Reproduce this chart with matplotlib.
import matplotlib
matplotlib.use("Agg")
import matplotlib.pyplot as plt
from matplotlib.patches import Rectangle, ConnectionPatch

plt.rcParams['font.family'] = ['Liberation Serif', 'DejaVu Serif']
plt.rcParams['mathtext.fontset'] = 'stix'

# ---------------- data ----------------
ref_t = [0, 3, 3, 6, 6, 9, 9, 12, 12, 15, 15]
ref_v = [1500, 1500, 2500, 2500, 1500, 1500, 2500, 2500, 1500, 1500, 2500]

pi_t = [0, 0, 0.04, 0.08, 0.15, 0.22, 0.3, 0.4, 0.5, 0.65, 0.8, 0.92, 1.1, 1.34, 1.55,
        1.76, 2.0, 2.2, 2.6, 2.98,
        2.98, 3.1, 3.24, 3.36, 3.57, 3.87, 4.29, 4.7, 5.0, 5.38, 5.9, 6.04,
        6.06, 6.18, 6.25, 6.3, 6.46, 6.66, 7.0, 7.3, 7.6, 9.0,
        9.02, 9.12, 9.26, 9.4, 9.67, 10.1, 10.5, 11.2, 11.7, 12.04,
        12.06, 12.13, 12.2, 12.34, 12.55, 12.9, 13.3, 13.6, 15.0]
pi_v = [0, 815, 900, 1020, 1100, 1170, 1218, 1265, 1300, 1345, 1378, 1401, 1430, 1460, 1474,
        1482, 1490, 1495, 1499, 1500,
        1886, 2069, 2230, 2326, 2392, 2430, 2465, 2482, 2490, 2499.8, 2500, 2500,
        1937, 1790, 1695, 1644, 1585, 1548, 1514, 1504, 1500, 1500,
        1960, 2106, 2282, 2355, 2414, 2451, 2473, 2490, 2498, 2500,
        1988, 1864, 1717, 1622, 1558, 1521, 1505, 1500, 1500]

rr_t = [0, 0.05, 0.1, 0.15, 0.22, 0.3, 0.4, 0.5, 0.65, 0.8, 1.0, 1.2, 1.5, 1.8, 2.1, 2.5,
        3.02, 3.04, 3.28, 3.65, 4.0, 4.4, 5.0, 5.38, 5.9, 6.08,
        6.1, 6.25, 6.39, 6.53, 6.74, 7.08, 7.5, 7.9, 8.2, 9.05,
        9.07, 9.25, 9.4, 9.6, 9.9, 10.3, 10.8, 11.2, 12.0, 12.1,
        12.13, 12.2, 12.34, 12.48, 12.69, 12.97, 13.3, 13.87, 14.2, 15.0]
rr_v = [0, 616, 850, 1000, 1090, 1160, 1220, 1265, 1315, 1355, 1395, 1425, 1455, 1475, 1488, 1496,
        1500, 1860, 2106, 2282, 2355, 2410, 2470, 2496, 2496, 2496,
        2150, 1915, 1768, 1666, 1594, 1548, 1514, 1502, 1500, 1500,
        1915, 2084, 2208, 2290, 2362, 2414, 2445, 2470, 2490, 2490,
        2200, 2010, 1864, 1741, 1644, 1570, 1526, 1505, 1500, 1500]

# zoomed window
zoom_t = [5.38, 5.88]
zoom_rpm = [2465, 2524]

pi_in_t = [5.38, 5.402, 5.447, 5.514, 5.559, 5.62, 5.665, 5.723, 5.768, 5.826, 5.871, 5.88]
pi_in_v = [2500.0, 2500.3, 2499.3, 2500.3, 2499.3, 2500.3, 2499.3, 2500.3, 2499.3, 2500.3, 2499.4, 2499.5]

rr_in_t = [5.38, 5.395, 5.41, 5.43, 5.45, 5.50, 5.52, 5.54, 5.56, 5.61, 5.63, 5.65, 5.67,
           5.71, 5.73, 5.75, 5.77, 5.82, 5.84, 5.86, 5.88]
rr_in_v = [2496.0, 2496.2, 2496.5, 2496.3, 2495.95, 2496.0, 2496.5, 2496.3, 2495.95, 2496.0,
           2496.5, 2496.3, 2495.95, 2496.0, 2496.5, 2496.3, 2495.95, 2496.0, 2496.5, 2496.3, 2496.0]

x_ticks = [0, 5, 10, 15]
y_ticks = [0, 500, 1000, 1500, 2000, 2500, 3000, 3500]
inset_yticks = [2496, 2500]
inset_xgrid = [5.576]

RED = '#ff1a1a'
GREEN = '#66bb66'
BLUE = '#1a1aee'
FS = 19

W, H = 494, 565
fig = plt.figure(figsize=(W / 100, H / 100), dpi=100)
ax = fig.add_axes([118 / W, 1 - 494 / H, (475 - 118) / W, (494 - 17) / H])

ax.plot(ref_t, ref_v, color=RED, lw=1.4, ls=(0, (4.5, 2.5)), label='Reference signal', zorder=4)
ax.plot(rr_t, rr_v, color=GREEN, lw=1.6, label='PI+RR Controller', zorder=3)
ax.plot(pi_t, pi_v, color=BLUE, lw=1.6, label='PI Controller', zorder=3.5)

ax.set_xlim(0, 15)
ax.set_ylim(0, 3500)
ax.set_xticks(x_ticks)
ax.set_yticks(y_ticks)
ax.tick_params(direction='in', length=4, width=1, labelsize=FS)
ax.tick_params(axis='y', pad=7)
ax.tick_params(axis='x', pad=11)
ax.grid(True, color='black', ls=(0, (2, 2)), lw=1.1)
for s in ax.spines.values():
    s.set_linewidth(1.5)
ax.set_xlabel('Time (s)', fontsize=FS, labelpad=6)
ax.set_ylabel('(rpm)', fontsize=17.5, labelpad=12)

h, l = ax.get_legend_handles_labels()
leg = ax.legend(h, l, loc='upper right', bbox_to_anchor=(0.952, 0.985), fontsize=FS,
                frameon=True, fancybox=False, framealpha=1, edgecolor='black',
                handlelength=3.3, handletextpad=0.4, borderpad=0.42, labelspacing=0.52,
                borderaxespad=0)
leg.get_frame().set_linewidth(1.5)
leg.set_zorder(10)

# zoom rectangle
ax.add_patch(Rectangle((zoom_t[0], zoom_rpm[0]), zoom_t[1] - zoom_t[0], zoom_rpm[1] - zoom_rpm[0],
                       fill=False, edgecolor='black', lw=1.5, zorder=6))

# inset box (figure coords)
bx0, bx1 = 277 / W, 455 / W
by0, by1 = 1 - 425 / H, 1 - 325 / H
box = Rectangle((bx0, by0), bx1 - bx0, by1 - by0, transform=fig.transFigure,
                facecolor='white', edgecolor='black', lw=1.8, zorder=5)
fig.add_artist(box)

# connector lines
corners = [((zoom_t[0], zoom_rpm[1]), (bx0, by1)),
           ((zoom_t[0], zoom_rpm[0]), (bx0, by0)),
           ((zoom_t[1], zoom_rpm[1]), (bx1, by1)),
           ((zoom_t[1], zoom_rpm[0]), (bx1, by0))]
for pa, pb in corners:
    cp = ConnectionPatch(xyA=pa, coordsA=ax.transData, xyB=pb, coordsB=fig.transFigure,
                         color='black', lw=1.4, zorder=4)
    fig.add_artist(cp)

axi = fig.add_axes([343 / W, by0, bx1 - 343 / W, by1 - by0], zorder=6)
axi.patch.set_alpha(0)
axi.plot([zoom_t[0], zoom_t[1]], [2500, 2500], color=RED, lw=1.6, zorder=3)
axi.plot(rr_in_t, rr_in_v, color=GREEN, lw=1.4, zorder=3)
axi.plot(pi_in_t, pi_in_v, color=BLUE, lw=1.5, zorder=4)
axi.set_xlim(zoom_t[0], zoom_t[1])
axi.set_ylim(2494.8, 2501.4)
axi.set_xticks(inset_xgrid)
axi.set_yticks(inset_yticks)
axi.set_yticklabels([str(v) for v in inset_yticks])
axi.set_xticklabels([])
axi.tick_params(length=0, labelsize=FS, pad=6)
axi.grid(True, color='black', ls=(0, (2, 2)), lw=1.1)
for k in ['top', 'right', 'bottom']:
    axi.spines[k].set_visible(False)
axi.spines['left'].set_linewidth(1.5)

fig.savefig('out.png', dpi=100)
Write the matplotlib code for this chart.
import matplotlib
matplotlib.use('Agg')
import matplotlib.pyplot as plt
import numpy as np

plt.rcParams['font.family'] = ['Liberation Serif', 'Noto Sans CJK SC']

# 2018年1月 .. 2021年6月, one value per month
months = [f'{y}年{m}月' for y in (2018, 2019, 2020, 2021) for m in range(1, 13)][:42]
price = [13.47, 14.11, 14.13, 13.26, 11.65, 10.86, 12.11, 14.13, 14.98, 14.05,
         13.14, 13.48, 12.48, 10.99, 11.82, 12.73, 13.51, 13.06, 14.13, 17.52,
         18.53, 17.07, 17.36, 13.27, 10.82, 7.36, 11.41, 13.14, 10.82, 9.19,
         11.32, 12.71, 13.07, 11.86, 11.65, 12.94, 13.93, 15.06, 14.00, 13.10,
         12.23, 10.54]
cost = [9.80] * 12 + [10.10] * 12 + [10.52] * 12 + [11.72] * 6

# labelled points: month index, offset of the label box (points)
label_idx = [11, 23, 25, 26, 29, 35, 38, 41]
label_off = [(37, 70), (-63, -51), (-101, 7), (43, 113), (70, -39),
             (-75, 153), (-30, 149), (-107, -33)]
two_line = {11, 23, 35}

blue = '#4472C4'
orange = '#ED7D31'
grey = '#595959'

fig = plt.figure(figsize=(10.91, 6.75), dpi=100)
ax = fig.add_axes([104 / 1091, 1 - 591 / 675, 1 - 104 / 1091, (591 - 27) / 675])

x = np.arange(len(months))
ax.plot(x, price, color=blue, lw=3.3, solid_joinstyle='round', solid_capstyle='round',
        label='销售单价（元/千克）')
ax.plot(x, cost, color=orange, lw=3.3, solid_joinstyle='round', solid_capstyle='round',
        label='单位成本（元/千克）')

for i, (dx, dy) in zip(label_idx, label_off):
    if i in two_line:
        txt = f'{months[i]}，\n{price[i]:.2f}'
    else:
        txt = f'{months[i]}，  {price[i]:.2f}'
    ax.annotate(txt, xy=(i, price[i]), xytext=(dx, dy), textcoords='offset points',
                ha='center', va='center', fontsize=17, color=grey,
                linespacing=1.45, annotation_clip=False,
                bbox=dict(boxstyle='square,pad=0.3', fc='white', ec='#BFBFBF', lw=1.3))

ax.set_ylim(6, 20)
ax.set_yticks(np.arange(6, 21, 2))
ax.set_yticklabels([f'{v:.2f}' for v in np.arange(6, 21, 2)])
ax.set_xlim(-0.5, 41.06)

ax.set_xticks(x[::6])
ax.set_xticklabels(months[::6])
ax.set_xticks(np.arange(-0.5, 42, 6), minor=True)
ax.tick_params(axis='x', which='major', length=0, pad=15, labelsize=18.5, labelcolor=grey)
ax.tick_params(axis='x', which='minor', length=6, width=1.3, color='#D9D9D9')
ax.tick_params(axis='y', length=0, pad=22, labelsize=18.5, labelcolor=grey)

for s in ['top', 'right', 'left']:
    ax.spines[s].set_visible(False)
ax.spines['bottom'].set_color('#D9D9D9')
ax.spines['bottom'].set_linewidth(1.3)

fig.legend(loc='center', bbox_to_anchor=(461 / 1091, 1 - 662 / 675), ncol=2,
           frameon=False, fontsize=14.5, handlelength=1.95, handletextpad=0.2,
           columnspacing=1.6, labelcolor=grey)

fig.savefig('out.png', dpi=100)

> _What you are asked to do_: Show the lines from the data above that contain the string "chart".

> _Written response_:
Reproduce this chart with matplotlib.
Write the matplotlib code for this chart.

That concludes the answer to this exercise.